= Instructions to follow =
Give the number of lines in the listing below that include the word "React", with nothing more.

= Stored rows =
::::::::
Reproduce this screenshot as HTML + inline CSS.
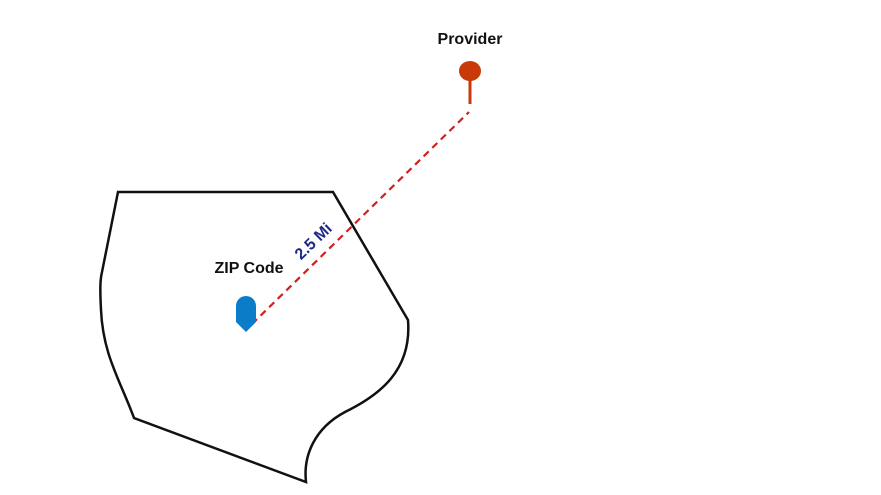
::::::::
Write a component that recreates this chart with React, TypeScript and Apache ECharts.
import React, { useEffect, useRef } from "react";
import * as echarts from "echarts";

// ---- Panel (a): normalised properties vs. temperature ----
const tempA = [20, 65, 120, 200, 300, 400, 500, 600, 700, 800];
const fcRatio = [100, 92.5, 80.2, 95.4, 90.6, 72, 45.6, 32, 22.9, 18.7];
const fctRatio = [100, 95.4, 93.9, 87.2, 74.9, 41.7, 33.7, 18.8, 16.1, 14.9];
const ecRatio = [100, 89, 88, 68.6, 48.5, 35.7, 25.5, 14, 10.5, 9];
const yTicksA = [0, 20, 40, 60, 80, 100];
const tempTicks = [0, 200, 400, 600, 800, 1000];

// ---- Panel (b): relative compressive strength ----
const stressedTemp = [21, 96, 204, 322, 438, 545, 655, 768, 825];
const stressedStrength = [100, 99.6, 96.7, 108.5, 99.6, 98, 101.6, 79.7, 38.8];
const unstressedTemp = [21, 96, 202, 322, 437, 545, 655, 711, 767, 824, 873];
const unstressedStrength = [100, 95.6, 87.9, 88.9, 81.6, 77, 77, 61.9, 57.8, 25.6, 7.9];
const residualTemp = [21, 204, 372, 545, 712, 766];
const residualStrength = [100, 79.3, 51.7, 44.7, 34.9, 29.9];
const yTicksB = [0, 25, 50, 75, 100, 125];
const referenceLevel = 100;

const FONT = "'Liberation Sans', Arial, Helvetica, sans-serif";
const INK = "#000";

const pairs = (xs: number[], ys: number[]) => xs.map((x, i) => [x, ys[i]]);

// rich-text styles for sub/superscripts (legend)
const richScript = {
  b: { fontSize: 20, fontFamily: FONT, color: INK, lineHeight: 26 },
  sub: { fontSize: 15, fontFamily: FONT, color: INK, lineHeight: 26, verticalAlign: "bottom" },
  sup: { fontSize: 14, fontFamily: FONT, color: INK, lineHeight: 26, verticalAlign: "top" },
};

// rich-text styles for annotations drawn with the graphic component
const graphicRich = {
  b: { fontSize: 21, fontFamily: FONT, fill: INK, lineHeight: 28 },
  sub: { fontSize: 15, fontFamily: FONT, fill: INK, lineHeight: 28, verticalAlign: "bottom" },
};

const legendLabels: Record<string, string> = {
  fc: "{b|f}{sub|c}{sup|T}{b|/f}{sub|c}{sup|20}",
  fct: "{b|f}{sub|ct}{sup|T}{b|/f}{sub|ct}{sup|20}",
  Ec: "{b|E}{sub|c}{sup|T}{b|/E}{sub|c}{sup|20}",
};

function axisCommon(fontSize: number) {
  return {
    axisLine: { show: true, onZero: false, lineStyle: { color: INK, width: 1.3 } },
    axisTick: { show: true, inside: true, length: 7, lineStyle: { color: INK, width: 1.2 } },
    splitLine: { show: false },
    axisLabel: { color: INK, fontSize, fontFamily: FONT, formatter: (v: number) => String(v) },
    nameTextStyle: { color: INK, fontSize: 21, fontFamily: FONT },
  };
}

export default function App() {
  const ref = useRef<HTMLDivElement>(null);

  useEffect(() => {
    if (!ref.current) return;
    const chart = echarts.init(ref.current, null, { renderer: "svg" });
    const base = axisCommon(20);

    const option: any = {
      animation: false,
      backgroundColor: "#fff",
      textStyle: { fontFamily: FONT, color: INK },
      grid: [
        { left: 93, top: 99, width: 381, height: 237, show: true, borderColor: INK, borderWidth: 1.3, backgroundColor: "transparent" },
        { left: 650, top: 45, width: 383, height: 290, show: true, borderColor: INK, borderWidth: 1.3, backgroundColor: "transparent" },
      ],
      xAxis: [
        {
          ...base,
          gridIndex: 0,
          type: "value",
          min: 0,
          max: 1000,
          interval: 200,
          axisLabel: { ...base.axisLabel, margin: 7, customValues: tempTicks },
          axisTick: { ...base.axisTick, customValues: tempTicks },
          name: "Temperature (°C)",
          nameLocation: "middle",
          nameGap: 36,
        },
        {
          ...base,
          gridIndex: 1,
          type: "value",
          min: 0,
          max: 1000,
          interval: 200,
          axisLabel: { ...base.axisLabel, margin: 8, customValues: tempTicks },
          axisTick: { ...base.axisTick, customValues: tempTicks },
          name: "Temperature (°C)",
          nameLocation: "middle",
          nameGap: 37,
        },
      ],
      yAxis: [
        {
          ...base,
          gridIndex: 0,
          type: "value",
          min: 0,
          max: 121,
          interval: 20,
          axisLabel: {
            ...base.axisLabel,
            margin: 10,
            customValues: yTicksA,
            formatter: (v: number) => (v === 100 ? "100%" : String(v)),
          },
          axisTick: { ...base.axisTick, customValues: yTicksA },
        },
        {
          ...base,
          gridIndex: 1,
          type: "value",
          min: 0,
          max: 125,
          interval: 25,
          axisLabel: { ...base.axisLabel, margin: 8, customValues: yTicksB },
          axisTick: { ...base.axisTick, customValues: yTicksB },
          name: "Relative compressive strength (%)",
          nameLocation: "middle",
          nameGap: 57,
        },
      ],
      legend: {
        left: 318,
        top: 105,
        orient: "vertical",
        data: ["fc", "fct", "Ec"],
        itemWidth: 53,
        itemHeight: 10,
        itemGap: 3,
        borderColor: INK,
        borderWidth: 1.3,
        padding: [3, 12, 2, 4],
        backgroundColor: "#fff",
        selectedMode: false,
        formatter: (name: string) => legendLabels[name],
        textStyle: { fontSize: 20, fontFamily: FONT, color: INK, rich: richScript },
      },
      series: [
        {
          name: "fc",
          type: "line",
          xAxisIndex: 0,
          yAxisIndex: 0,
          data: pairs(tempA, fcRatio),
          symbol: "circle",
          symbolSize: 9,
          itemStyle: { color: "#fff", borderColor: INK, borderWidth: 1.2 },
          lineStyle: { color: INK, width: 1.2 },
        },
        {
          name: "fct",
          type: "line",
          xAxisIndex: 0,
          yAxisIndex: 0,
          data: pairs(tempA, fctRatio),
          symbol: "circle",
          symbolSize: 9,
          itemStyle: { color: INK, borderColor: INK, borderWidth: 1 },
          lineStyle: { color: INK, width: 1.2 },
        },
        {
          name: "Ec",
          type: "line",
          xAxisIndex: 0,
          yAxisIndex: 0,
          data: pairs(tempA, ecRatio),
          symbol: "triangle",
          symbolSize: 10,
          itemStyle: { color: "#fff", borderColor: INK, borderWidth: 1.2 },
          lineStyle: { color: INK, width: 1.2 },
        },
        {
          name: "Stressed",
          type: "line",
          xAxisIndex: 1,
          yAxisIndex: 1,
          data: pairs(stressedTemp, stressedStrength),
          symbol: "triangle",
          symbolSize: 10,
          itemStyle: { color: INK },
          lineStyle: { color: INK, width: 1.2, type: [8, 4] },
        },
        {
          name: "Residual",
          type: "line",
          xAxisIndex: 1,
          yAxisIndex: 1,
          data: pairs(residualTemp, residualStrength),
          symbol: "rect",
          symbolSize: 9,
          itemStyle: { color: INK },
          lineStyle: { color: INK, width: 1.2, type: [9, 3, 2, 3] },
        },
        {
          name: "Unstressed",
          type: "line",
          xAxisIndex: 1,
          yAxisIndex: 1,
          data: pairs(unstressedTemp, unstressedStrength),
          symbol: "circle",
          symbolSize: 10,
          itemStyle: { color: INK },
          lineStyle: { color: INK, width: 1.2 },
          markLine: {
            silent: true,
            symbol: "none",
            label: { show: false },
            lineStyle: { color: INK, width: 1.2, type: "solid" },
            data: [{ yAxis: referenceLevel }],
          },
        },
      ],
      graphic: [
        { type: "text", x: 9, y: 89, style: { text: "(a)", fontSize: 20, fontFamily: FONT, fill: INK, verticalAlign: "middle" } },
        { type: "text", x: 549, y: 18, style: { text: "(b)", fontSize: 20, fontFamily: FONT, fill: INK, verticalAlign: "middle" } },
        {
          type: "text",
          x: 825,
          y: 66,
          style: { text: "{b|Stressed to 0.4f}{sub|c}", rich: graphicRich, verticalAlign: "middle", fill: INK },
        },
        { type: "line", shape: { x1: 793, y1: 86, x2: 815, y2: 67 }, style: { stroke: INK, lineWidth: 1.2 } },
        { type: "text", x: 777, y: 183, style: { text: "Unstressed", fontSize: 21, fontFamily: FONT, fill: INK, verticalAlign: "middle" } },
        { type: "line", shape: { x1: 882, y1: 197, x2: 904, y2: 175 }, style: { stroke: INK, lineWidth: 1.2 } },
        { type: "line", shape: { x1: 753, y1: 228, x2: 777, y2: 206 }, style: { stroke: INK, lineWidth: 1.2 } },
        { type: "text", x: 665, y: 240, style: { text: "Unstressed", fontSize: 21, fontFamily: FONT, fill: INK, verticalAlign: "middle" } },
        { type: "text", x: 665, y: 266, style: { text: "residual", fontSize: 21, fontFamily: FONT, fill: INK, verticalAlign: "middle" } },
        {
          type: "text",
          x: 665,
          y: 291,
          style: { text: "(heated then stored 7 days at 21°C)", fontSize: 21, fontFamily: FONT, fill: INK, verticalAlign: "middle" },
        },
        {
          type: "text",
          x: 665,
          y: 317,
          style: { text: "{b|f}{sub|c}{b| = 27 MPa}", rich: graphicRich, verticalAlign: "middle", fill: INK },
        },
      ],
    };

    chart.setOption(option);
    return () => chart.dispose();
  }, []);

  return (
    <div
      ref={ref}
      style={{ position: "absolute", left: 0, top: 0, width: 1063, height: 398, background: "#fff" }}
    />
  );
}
::::::::
= The output =
2